Sono stati spesi quasi 2,5 milioni di euro per vedere pubblicate ricerche scientifiche che probabilmente, senza spendere un euro, non sarebbero andate da nessuna parte. Pubblicazioni praticamente fasulle, comprate, utili solo ad arricchire curriculum, indispensabili però per far carriera. Così migliaia di ricercatori universitari hanno tentato la scalata alla carriera accademica. Alcuni hanno cercato la scorciatoia, altri ci sono letteralmente cascati, pensando di pagare per una valutazione in piena regola. Accade in Italia, dove per accedere ai concorsi necessari alla carriera di professore ordinario bisogna aver acquisito l’Asn, l’Abilitazione scientifica nazionale. E per averla è necessario presentare nel proprio curriculum le pubblicazioni ottenute durante gli studi e la preparazione. Se le pubblicazioni non ci sono, l’abilitazione non arriva.

C’è chi le ottiene con il proprio studio vantando ricerche di interesse notevole, chi si affida a gruppi di ricerca trainati da docenti dal nome importante e chi invece apre il portafogli per vedere il proprio nome pubblicato su pseudo riviste scientifiche, meglio note come “riviste predatorie”, che pubblicano tutto quel che arriva. Dietro compenso, ovviamente, e senza attivare i dovuti controlli: il “peer review” che un editore scientifico dovrebbe garantire. Ad aprire questo vaso di Pandora, che ora scuote il mondo accademico, è uno studio portato avanti da Mauro Sylos Labini, un ricercatore del dipartimento di Scienze politiche dell’Università di Pisa, da Manuel Bagues dell’Università di Warwick in Inghilterra e da Natalia Zinovyeva dell’Università di Aalto in Finlandia.

I tre ricercatori hanno passato al setaccio i curriculum di 46mila tra ricercatori e professori che comparivano nelle candidature della prima edizione dell’Abilitazione Scientifica Nazionale dell’anno 2012-13. Che cosa emerge dalla ricerca? Circa il 5% dei partecipanti all’abilitazione scientifica nazionale ha utilizzato le riviste predatorie almeno una volta.

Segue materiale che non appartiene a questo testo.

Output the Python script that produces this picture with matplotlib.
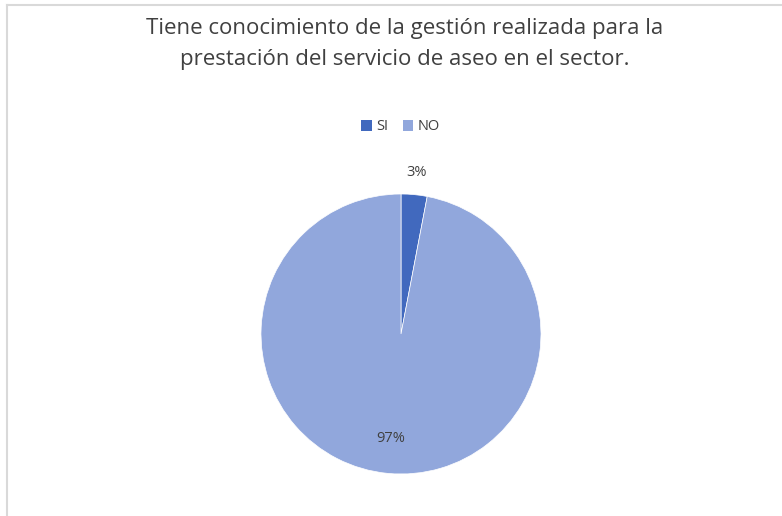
import numpy as np
import matplotlib
matplotlib.use("Agg")
import matplotlib.pyplot as plt
from matplotlib.lines import Line2D
from matplotlib.patches import Patch

plt.rcParams['font.family'] = ['Open Sans', 'DejaVu Sans']

# data
labels = ['SI', 'NO']
values = [3, 97]
colors = ['#4169BE', '#91A7DC']
title = 'Tiene conocimiento de la gestión realizada para la\nprestación del servicio de aseo en el sector.'

W, H = 782, 516
fig = plt.figure(figsize=(W / 100, H / 100), dpi=100)

# chart frame (light gray border, top and left visible)
fig.add_artist(Line2D([7 / W, 1], [1 - 5 / H, 1 - 5 / H], color='#D9D9D9', lw=1.5))
fig.add_artist(Line2D([7 / W, 7 / W], [0, 1 - 5 / H], color='#D9D9D9', lw=1.5))

cx, cy, r = 401, 516 - 334, 140
ax = fig.add_axes([(cx - r) / W, (cy - r) / H, 2 * r / W, 2 * r / H])
wedges, texts = ax.pie(values, colors=colors, startangle=90, counterclock=False,
                       wedgeprops=dict(edgecolor='white', linewidth=0.5))
ax.set_xlim(-1, 1)
ax.set_ylim(-1, 1)
ax.set_aspect('equal')

# data labels: small slice outside, big slice inside
for w, v in zip(wedges, values):
    ang = np.deg2rad((w.theta1 + w.theta2) / 2)
    dist = 1.16 if v < 10 else 0.75
    ax.text(dist * np.cos(ang), dist * np.sin(ang), f'{v}%', ha='center', va='center',
            fontsize=10.5, color='#404040', clip_on=False)

fig.text(0.518, 1 - 44 / H, title, ha='center', va='center', fontsize=16,
         color='#404040', linespacing=1.65)

handles = [Patch(facecolor=c, edgecolor='none') for c in colors]
fig.legend(handles, labels, loc='center', bbox_to_anchor=(0.512, 1 - 127 / H), ncol=2,
           frameon=False, fontsize=10.5, handlelength=0.7, handleheight=0.7,
           handletextpad=0.3, columnspacing=1.0, labelcolor='#404040')

fig.savefig('out.png', dpi=100, facecolor='white')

Vale a dire oltre 2000 ricercatori universitari. «Una stima conservativa basata sulla nostra indagine – spiega Mauro Sylos Labini – suggerisce che per pubblicare circa seimila articoli, i ricercatori del campione hanno speso più di due milioni e mezzo di dollari.

Con una media di 440 dollari ad articolo, circa 400 euro. Parte di questa cifra esce direttamente dalle tasche dei ricercatori, ma un’altra parte proviene dai loro fondi di ricerca pubblici, e si tratta comunque di una stima che non tiene conto delle spese per la partecipazione a conferenze “predatorie”, spesso associate a queste pubblicazioni”. Un pacchetto completo, quindi, composto da pubblicazioni e convegni. Finalizzato a veder innalzare il punteggio utile per ottenere la certificazione necessaria a far carriera nell’Università.

Tra i 2mila docenti ci sono anche i ricercatori che non sapevano di incappare in una scorciatoia poco professionale. I settori scientifici maggiormente interessati da questo escamotage sono Economia aziendale, Organizzazione e Finanza aziendale. Sono questi infatti i campi in cui sono state riscontrate maggiormente le pubblicazioni a pagamento. Ma, tenendo presente il tariffario delle riviste predatorie, lo spreco di risorse sembra essere maggiore per le pubblicazioni nel campo della Medicina dove una pubblicazione può arrivare a costare anche 2.500 dollari, circa 2200 euro. Più pubblicazioni si hanno, maggiore è la possibilità di veder aumentare il proprio h–index, il punteggio con cui si giudica l’attività di un ricercatore. Il fenomeno delle pubblicazioni a pagamento è ben noto all’estero tanto che esistono vere e proprie liste nere con i nomi delle riviste. Una delle più famose è quella messa a punto da un bibliotecario dell’Università del Colorado, Jeffrey Beall. Un esempio celebre è la pubblicazione della trama della puntata di Star Trek “Vojager”: un ricercatore dal nome fittizio Zimmerman, volendo svelare l’inganno, riuscì a farsi pubblicare la ricerca, passandola per buona, dall’American Research Journal of Biosciences che gli chiese 749 euro. Alla fine ne bastarono 50.